Still, because of the complexity of the EMC deal—particularly the fact that current EMC shareholders will have tracking stock for VMware shares—Dell will continue its recent practice of filing quarterly finance reports to the Securities and Exchange Commission (SEC). The most recent report was released the day before the deal closed, and shows Dell in the second quarter generating $13.1 billion in revenue—a 1 percent bump from the same period in 2015—and $752 million in operating income, a 32 percent increase. The company saw a loss from continuing operations of $264 million, better than the $292 million lost in the second quarter last year.
Dell Technologies Finally Closes Massive Deal for EMC
The new Dell will include the PC business—which will retain the Dell name—Dell EMC Infrastructure Group and Dell EMC Services. In addition, there will be other businesses—Boomi and SecureWorks from Dell and Pivotal, RSA and VMware from EMC. The company’s headquarters will remain in Round Rock, Texas, but the IT infrastructure business will be based in EMC’s hometown of Hopkinton, Mass.
Throughout the past 11 months, competitors like IBM and HPE have courted Dell and EMC customers, noting the potential disruption that will be caused by the integration of the two large companies and offering a safe haven for organizations that are worried about the deal.
Lenovo officials in a statement said the Dell and EMC deal “creates significant business opportunities for Lenovo” because data center customers “will face tough choices, not only about how to transform their data centers to capture the benefits of cloud computing and next-generation IT, but also about how to transition their current infrastructure with the integration of two complex product portfolios. We believe these customers will be open to new options.”
Charles King, principal analyst with Pund-IT, wrote in a research note that Dell is well-equipped to manage the integration challenges, and noted that the company has done well by ensuring that EMC executives—such as Howard Elias, Rohit Ghai, Jeremy Burton and Bill Scannel—are part of the new company. King compared it to HP’s $25 billion acquisition of Compaq more than a decade ago, when “following the deal’s closure scores of Compaq executives and managers were let go or forced out, and its product lines (outside of PCs) were decimated. By 2005, when CEO Carly Fiorina was finally ousted by HP’s board, Compaq had been largely subsumed and forgotten.”
He also said there is less product overlap between Dell and EMC than there was with HP and Compaq.
King also pushed back at competitors’ claims that customers and partners will be hurt by the complex integration of the two large companies, calling it “shallowly predictable fear, uncertainty and doubt (FUD) mischief that competitors attempt to stir up amidst customers unnerved by changing circumstances.”
He took particularly aim at HPE CEO Meg Whitman, calling her criticism of the deal “especially ironic” given her continued downsizing of “what was once one of the IT industry’s most stellar systems firms by stripping or spinning out various products, services and business units.
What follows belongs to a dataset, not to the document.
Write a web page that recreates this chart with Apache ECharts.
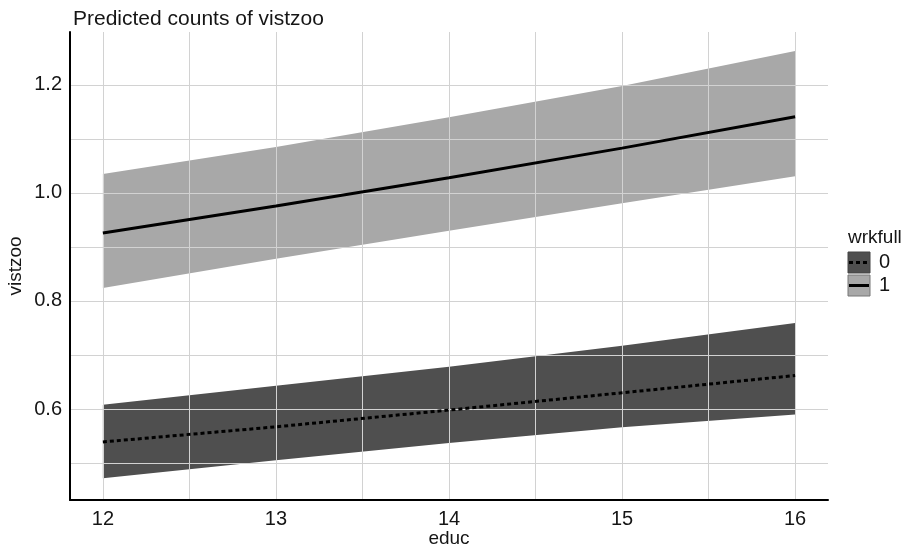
<!DOCTYPE html>
<html><head><meta charset="utf-8">
<script src="https://cdn.jsdelivr.net/npm/echarts@6/dist/echarts.min.js"></script>
<style>html,body{margin:0;padding:0;background:#fff}#c{width:909px;height:548px}</style>
</head><body><div id="c"></div>
<script>
const educ = [12, 13, 14, 15, 16];
const fit0 = [0.539, 0.567, 0.598, 0.630, 0.662];
const lo0  = [0.472, 0.505, 0.537, 0.566, 0.590];
const hi0  = [0.608, 0.643, 0.678, 0.717, 0.759];
const fit1 = [0.926, 0.976, 1.028, 1.083, 1.141];
const lo1  = [0.824, 0.878, 0.930, 0.981, 1.031];
const hi1  = [1.035, 1.085, 1.140, 1.198, 1.263];
const xTicks = [12, 13, 14, 15, 16];
const xMinor = [12.5, 13.5, 14.5, 15.5];
const yTicks = [0.6, 0.8, 1.0, 1.2];
const yMinor = [0.5, 0.7, 0.9, 1.1, 1.3];
const legendTitle = 'wrkfull';
const legendLabels = ['0', '1'];

const FONT = '"Liberation Sans", Arial, sans-serif';
const TXT = '#151515';
const GRID = '#d2d2d2';
const DARK = '#4f4f4f';
const LIGHT = '#a8a8a8';

const chart = echarts.init(document.getElementById('c'), null, {renderer: 'canvas'});
const pair = (xs, ys) => xs.map((x, i) => [x, ys[i]]);

function bandSeries(lo, hi, color) {
  return {
    type: 'custom', z: 1, silent: true,
    data: educ.map((x, i) => [x, lo[i], hi[i]]),
    encode: {x: 0, y: [1, 2]},
    renderItem: function (params, api) {
      if (params.dataIndex !== 0) return null;
      const pts = [];
      for (let i = 0; i < educ.length; i++) pts.push(api.coord([educ[i], hi[i]]));
      for (let i = educ.length - 1; i >= 0; i--) pts.push(api.coord([educ[i], lo[i]]));
      return {type: 'polygon', shape: {points: pts}, style: {fill: color, stroke: null}};
    }
  };
}

const xBase = {type: 'value', min: 11.81, max: 16.19, gridIndex: 0, z: 3};
const yBase = {type: 'value', min: 0.4315, max: 1.298, gridIndex: 0, z: 3};

chart.setOption({
  backgroundColor: '#fff',
  animation: false,
  title: {text: 'Predicted counts of vistzoo', left: 68, top: 4,
    textStyle: {fontFamily: FONT, fontSize: 21, fontWeight: 'normal', color: TXT}},
  grid: {left: 70, right: 81, top: 32, bottom: 48, outerBoundsMode: 'none'},
  xAxis: [
    Object.assign({}, xBase, {
      name: 'educ', nameLocation: 'middle', nameGap: 29, nameMoveOverlap: false,
      nameTextStyle: {fontFamily: FONT, fontSize: 19, color: TXT},
      axisLine: {show: true, onZero: false, lineStyle: {color: '#000', width: 2}},
      axisTick: {show: false, customValues: xTicks},
      axisLabel: {customValues: xTicks, fontFamily: FONT, fontSize: 20, color: TXT, margin: 9},
      splitLine: {show: true, lineStyle: {color: GRID, width: 1}}
    }),
    Object.assign({}, xBase, {
      position: 'bottom',
      axisLine: {show: false},
      axisTick: {show: false, customValues: xMinor},
      axisLabel: {show: false, customValues: xMinor},
      splitLine: {show: true, lineStyle: {color: GRID, width: 1}}
    })
  ],
  yAxis: [
    Object.assign({}, yBase, {
      name: 'vistzoo', nameLocation: 'middle', nameGap: 45, nameMoveOverlap: false,
      nameTextStyle: {fontFamily: FONT, fontSize: 19, color: TXT},
      axisLine: {show: true, onZero: false, lineStyle: {color: '#000', width: 2}},
      axisTick: {show: false, customValues: yTicks},
      axisLabel: {customValues: yTicks, fontFamily: FONT, fontSize: 20, color: TXT, margin: 8,
        formatter: v => v.toFixed(1)},
      splitLine: {show: true, lineStyle: {color: GRID, width: 1}}
    }),
    Object.assign({}, yBase, {
      position: 'left',
      axisLine: {show: false},
      axisTick: {show: false, customValues: yMinor},
      axisLabel: {show: false, customValues: yMinor},
      splitLine: {show: true, lineStyle: {color: GRID, width: 1}}
    })
  ],
  series: [
    bandSeries(lo0, hi0, DARK),
    bandSeries(lo1, hi1, LIGHT),
    {type: 'line', data: pair(educ, fit0), symbol: 'none', z: 5,
      lineStyle: {color: '#000', width: 3, type: [4, 3]}},
    {type: 'line', data: pair(educ, fit1), symbol: 'none', z: 5,
      lineStyle: {color: '#000', width: 3}}
  ],
  graphic: [
    {type: 'text', left: 848, top: 228, z: 10,
      style: {text: legendTitle, font: '19px ' + FONT, fill: TXT}},
    {type: 'rect', shape: {x: 848, y: 252, width: 22, height: 21}, z: 10,
      style: {fill: DARK, stroke: '#444', lineWidth: 1}},
    {type: 'line', shape: {x1: 849, y1: 262.5, x2: 869, y2: 262.5}, z: 11,
      style: {stroke: '#000', lineWidth: 3, lineDash: [4, 3]}},
    {type: 'text', left: 879, top: 252, z: 10,
      style: {text: legendLabels[0], font: '20px ' + FONT, fill: TXT}},
    {type: 'rect', shape: {x: 848, y: 275, width: 22, height: 21}, z: 10,
      style: {fill: LIGHT, stroke: '#777', lineWidth: 1}},
    {type: 'line', shape: {x1: 849, y1: 285.5, x2: 869, y2: 285.5}, z: 11,
      style: {stroke: '#000', lineWidth: 3}},
    {type: 'text', left: 879, top: 275, z: 10,
      style: {text: legendLabels[1], font: '20px ' + FONT, fill: TXT}}
  ]
});
</script>
</body></html>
HPE’s attempt at FUD is doubly ironic since Whitman’s broader strategy appears aimed at winnowing her company down to a size that would be attractive to private investors.”
Customers should be less concerned about Dell’s ability to integrate EMC into the business and ask themselves “whether they will be better served by a vendor that is working to strengthen and extend its innovative portfolios of solutions and services or by those that are selling off themselves a piece at a time,” King wrote.